Jupiter Image captured by Cassini spacecraft
Twenty years ago, during its journey to Saturn, our Cassini spacecraft passed through the Jupiter system, where it captured this view of Jupiter and its moon Io.
NASA's Cassini spacecraft made its closest approach to Jupiter on its way to orbiting Saturn. The main purpose was to use the gravity of the largest planet in our solar system to slingshot Cassini towards Saturn, its ultimate destination. But the encounter with Jupiter, Saturn's gas-giant big brother, also gave the Cassini project a perfect lab for testing its instruments and evaluating its operations plans for its tour of the ringed planet, which began in 2004.
Cassini spent about six months – from October 2000 to March 2001 – exploring the Jupiter system. The closest approach brought Cassini to within about 9.7 million kilometers (6 million miles) of Jupiter's cloud tops at 2:05 a.m. Pacific Time, or 10:05 a.m. UTC, on Dec. 30, 2000.
Cassini captured some 26,000 images of Jupiter and its moons over six months of continual viewing, creating the most detailed global portrait of Jupiter yet.
The Cassini images also revealed a never-before-seen large, dark oval around 60 degrees north latitude that rivaled Jupiter's Great Red Spot in size.

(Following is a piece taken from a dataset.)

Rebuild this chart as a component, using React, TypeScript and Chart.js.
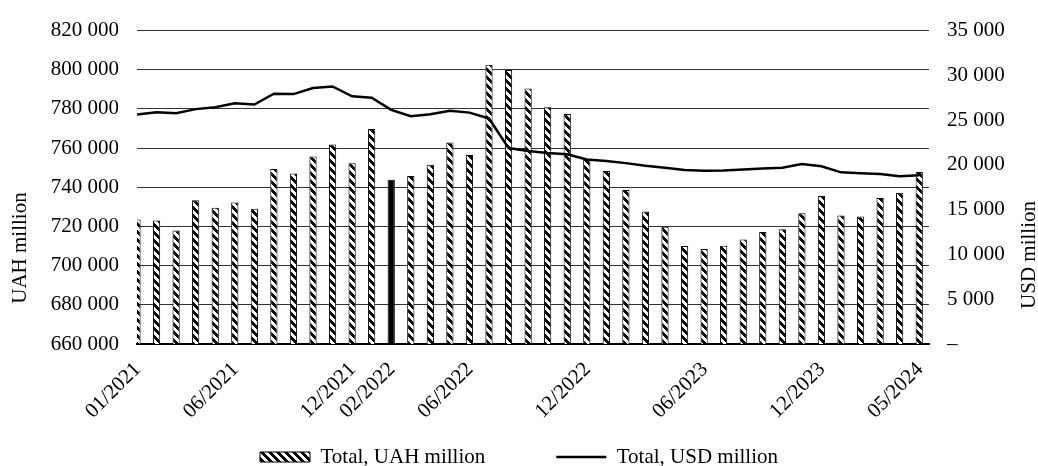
import React, { useEffect, useRef } from 'react';
import { Chart, registerables } from 'chart.js';

Chart.register(...registerables);

// Monthly totals, 01/2021 – 05/2024
const months = [
  '01/2021', '02/2021', '03/2021', '04/2021', '05/2021', '06/2021', '07/2021', '08/2021', '09/2021', '10/2021', '11/2021', '12/2021',
  '01/2022', '02/2022', '03/2022', '04/2022', '05/2022', '06/2022', '07/2022', '08/2022', '09/2022', '10/2022', '11/2022', '12/2022',
  '01/2023', '02/2023', '03/2023', '04/2023', '05/2023', '06/2023', '07/2023', '08/2023', '09/2023', '10/2023', '11/2023', '12/2023',
  '01/2024', '02/2024', '03/2024', '04/2024', '05/2024',
];

const uahTotal = [
  723500, 723000, 717900, 733400, 729500, 732200, 729000, 749300, 747000, 755700, 761800, 752300,
  769800, 743800, 745800, 751500, 762900, 756500, 802600, 799900, 790500, 780900, 777400, 754000,
  748300, 738600, 727700, 719800, 710000, 708500, 710200, 713400, 717200, 718600, 726800, 735600,
  725600, 725100, 734600, 737200, 747800,
];

const usdTotal = [
  25630, 25890, 25780, 26230, 26450, 26890, 26740, 27950, 27910, 28580, 28760, 27660,
  27510, 26150, 25440, 25660, 26060, 25840, 25190, 21880, 21560, 21320, 21190, 20600,
  20430, 20200, 19900, 19680, 19420, 19350, 19390, 19500, 19610, 19680, 20090, 19840,
  19170, 19060, 18990, 18730, 18840,
];

const shownMonths = ['01/2021', '06/2021', '12/2021', '02/2022', '06/2022', '12/2022', '06/2023', '12/2023', '05/2024'];
const highlightMonth = '02/2022';

const uahTicks = [660000, 680000, 700000, 720000, 740000, 760000, 780000, 800000, 820000];
const usdTicks = [0, 5000, 10000, 15000, 20000, 25000, 30000, 35000];

const uahLabel = 'Total, UAH million';
const usdLabel = 'Total, USD million';
const uahAxisTitle = 'UAH million';
const usdAxisTitle = 'USD million';

const FONT = '"Liberation Serif", "Times New Roman", serif';

const groupDigits = (v: number) => (v === 0 ? '–' : String(v).replace(/\B(?=(\d{3})+(?!\d))/g, ' '));

// 8x8 downward-diagonal hatch tile
function makeHatch(ctx: CanvasRenderingContext2D): CanvasPattern | string {
  const tile = document.createElement('canvas');
  tile.width = 8;
  tile.height = 8;
  const t = tile.getContext('2d');
  if (!t) return '#777';
  const img = t.createImageData(8, 8);
  for (let y = 0; y < 8; y++) {
    for (let x = 0; x < 8; x++) {
      const dark = (x - y + 16) % 8 < 4;
      const i = (y * 8 + x) * 4;
      const c = dark ? 0 : 255;
      img.data[i] = c;
      img.data[i + 1] = c;
      img.data[i + 2] = c;
      img.data[i + 3] = 255;
    }
  }
  t.putImageData(img, 0, 0);
  return ctx.createPattern(tile, 'repeat') || '#777';
}

// Vertical axis titles, both reading bottom-to-top
const axisTitlesPlugin = {
  id: 'axisTitles',
  afterDraw(chart: any, _args: any, opts: any) {
    const { ctx } = chart;
    ctx.save();
    ctx.font = `21px ${FONT}`;
    ctx.fillStyle = '#000';
    ctx.textAlign = 'center';
    ctx.textBaseline = 'middle';
    for (const t of opts.items || []) {
      ctx.save();
      ctx.translate(t.x, t.y);
      ctx.rotate(-Math.PI / 2);
      ctx.fillText(t.text, 0, 0);
      ctx.restore();
    }
    ctx.restore();
  },
};

export default function App() {
  const ref = useRef<HTMLCanvasElement>(null);

  useEffect(() => {
    const canvas = ref.current;
    if (!canvas) return;
    const ctx = canvas.getContext('2d');
    if (!ctx) return;
    const hatch = makeHatch(ctx);

    Chart.defaults.font.family = FONT;
    Chart.defaults.font.size = 21;
    Chart.defaults.color = '#000';

    const chart = new Chart(canvas, {
      type: 'bar',
      data: {
        datasets: [
          {
            type: 'bar',
            label: uahLabel,
            data: uahTotal.map((v, i) => ({ x: i, y: v })),
            backgroundColor: months.map((m) => (m === highlightMonth ? '#000' : hatch)),
            borderColor: '#000',
            borderWidth: 1,
            barPercentage: 0.37,
            categoryPercentage: 1,
            yAxisID: 'y',
            order: 1,
          } as any,
          {
            type: 'line',
            label: usdLabel,
            data: usdTotal.map((v, i) => ({ x: i, y: v })),
            borderColor: '#000',
            borderWidth: 2.5,
            pointRadius: 0,
            tension: 0,
            fill: false,
            yAxisID: 'y2',
            order: 0,
          } as any,
        ],
      },
      plugins: [axisTitlesPlugin],
      options: {
        animation: false,
        responsive: false,
        devicePixelRatio: 1,
        events: [],
        layout: { padding: { top: 27, left: 0, right: 0, bottom: -11.5 } },
        scales: {
          x: {
            type: 'linear',
            min: 0,
            max: 40.5,
            offset: false,
            grid: { display: false },
            border: { display: true, color: '#000', width: 2 },
            afterBuildTicks: (scale: any) => {
              scale.ticks = shownMonths.map((m) => ({ value: months.indexOf(m) }));
            },
            afterFit: (scale: any) => {
              scale.height = 31.5;
            },
            ticks: {
              autoSkip: false,
              minRotation: 45,
              maxRotation: 45,
              // mirrored so the rotated labels are not clipped to the short axis box
              mirror: true,
              padding: -31,
              labelOffset: 18.5,
              font: { size: 21, family: FONT },
              color: '#000',
              callback: (value: any) => months[Number(value)] ?? '',
            },
          },
          y: {
            type: 'linear',
            position: 'left',
            min: uahTicks[0],
            max: uahTicks[uahTicks.length - 1],
            afterBuildTicks: (scale: any) => {
              scale.ticks = uahTicks.map((v) => ({ value: v }));
            },
            afterFit: (scale: any) => {
              scale.width = 137;
            },
            grid: { color: '#333', lineWidth: 1, drawTicks: false },
            border: { display: false },
            ticks: {
              padding: 18,
              font: { size: 21, family: FONT },
              color: '#000',
              callback: (value: any) => groupDigits(Number(value)),
            },
          },
          y2: {
            type: 'linear',
            position: 'right',
            min: usdTicks[0],
            max: usdTicks[usdTicks.length - 1],
            afterBuildTicks: (scale: any) => {
              scale.ticks = usdTicks.map((v) => ({ value: v }));
            },
            afterFit: (scale: any) => {
              scale.width = 109;
            },
            grid: { display: false, drawTicks: false },
            border: { display: false },
            ticks: {
              padding: 18,
              font: { size: 21, family: FONT },
              color: '#000',
              callback: (value: any) => groupDigits(Number(value)),
            },
          },
        },
        plugins: {
          tooltip: { enabled: false },
          legend: {
            display: true,
            position: 'bottom',
            labels: {
              usePointStyle: true,
              pointStyleWidth: 50,
              boxWidth: 50,
              boxHeight: 10,
              padding: 71,
              color: '#000',
              font: { size: 21, family: FONT },
              generateLabels: () => [
                {
                  text: uahLabel,
                  fillStyle: hatch,
                  strokeStyle: '#000',
                  lineWidth: 1,
                  pointStyle: 'rect',
                  hidden: false,
                  datasetIndex: 0,
                } as any,
                {
                  text: usdLabel,
                  fillStyle: 'rgba(0,0,0,0)',
                  strokeStyle: '#000',
                  lineWidth: 2.5,
                  pointStyle: 'line',
                  hidden: false,
                  datasetIndex: 1,
                } as any,
              ],
            },
          },
          axisTitles: {
            items: [
              { text: uahAxisTitle, x: 20, y: 248 },
              { text: usdAxisTitle, x: 1029, y: 255 },
            ],
          },
        } as any,
      },
    });

    return () => chart.destroy();
  }, []);

  return (
    <div style={{ position: 'absolute', left: 0, top: 0, width: 1038, height: 466, background: '#fff' }}>
      <canvas ref={ref} width={1038} height={466} style={{ display: 'block' }} />
    </div>
  );
}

Like the Great Red Spot, the large oval was a giant storm on Jupiter. But, unlike the Great Red Spot, which has been stable for hundreds of years, the large oval showed itself to be quite transient, growing, moving sideways, developing a bright inner core, rotating and thinning over six months. The oval was at high altitude and high latitude, so scientists think the oval may have been associated with Jupiter's powerful auroras.
As Cassini approached Jupiter, its radio and plasma wave instrument also recorded naturally occurring chirps created by electrons coming from a cosmic sonic boom. The boom occurs when supersonic solar wind – charged particles that fly off the sun – is slowed and deflected around the magnetic bubble surrounding Jupiter.